AUJOURD’HUI
Le monde › Des torts partagés. Donald Trump a redit mardi que les événements de Charlottesville n’étaient pas le fait d’un seul camp.
Après avoir tenté d’apaiser, il attise : Donald Trump a suscité une levée de boucliers mardi en affirmant que la responsabilité des violences qui ont secoué Charlottesville devait être recherchée « des deux côtés ».
Lors d’une conférence de presse chaotique depuis la Trump Tower à New York, le président américain a renvoyé dos-à-dos les membres de la droite suprémaciste qui s’étaient donné rendez-vous dans cette petite ville de la Virginie et les manifestants qui s’étaient rassemblés pour les dénoncer.
Ces propos parfois décousus contrastaient avec la déclaration solennelle de lundi à la Maison-Blanche, au cours de laquelle il avait dénoncé, avec retard mais sans détours, des « violences racistes » inacceptables.
Une femme de 32 ans a été tuée à Charlottesville quand un sympathisant néonazi de 20 ans, James Fields, a intentionnellement percuté avec son véhicule des contre-manifestants.
Debout devant les ascenseurs dorés de sa tour de Manhattan, le président américain a commencé par avancer que sa première déclaration, très évasive, samedi, s’expliquait par le manque d’informations dont il disposait.
«Quand je fais une déclaration, j’aime être correct. Je veux les faits. Les événements venaient d’avoir lieu», a-t-il dit pour justifier sa réaction en deux temps.
Mais face au feu roulant des questions, M. Trump a ensuite justifié sa première approche. «Je pense qu’il y a des torts des deux côtés, a-t-il lancé, vindicatif. J’ai regardé de très près, de beaucoup plus près que la plupart des gens. Vous aviez un groupe d’un côté qui était agressif. Et vous aviez un groupe de l’autre côté qui était aussi très violent. Personne ne veut le dire », a-t-il affirmé.
Réactions indignées
«Que dire de l’Alt left qui a attaqué l’Alt right [terme qui désigne la droite alternative] comme vous dites? N’ont-ils pas une part de culpabilité? Ont-ils un problème? Je pense que oui», a-t-il lancé. « J’ai condamné les néonazis. Mais tous les gens qui étaient là-bas n’étaient pas des néonazis ou des suprémacistes blancs, loin s’en faut», a-t-il poursuivi, répétant que ce fut «une terrible journée».

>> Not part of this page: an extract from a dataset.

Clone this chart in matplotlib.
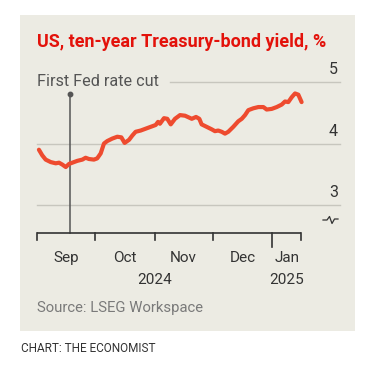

Les propos présidentiels ont été immédiatement salués par David Duke, un ancien leader du Ku Klux Klan qui était présent à Charlottesville. «Merci, président Trump, pour votre honnêteté et votre courage», a-t-il lancé sur Twitter, le remerciant d’avoir «dit la vérité» et dénoncé «les terroristes de gauche».
Ils ont, dans le même temps, suscité une vague de réactions indignées. « La haine raciale a toujours existé en Amérique. Nous le savons, mais Donald Trump vient de la remettre à la mode!», a lancé le basketteur LeBron James.
« Nous devons êtres clairs. La suprématie blanche est répugnante. […] Il ne peut y avoir aucune ambiguïté morale », a écrit sur Twitter Paul Ryan, président républicain de la Chambre des représentants.
Ileana Ros-Lehtinen, élue américaine républicaine de la Floride, a exprimé son désaccord profond. « Accuser “les deux côtés” après Charlottesville? Non. Le retour au relativisme lorsqu’on parle du KKK, des sympathisants nazis et des suprémacistes blancs? Certainement pas.»
«En tant que juif, qu’Américain, qu’être humain, je ne trouve pas les mots pour exprimer mon dégoût et ma déception. Ce n’est pas mon président », a lancé le sénateur démocrate d’Hawaï Brian Schatz.
Bannon «est quelqu’un de bien»
M. Trump a par ailleurs profité de cet échange avec les journalistes pour défendre Steve Bannon, son très controversé conseiller stratégique, chantre de la droite alternative américaine. «J’aime bien M. Bannon, c’est un ami […] c’est quelqu’un de bien, pas un raciste», a-t-il lancé, tout en laissant entendre que son départ, source d’intenses conjectures depuis plusieurs jours, n’était pas exclu.
Soulignant qu’il était arrivé «tard» dans son équipe, il a laissé planer le doute sur son avenir. «Nous verrons ce qui arrivera à M. Bannon», at-il simplement dit.
Selon le New York Times, le puissant magnat des médias Rupert Murdoch, fondateur de la chaîne Fox News, a récemment exhorté Donald Trump à limoger son conseiller à la crinière poivre et sel.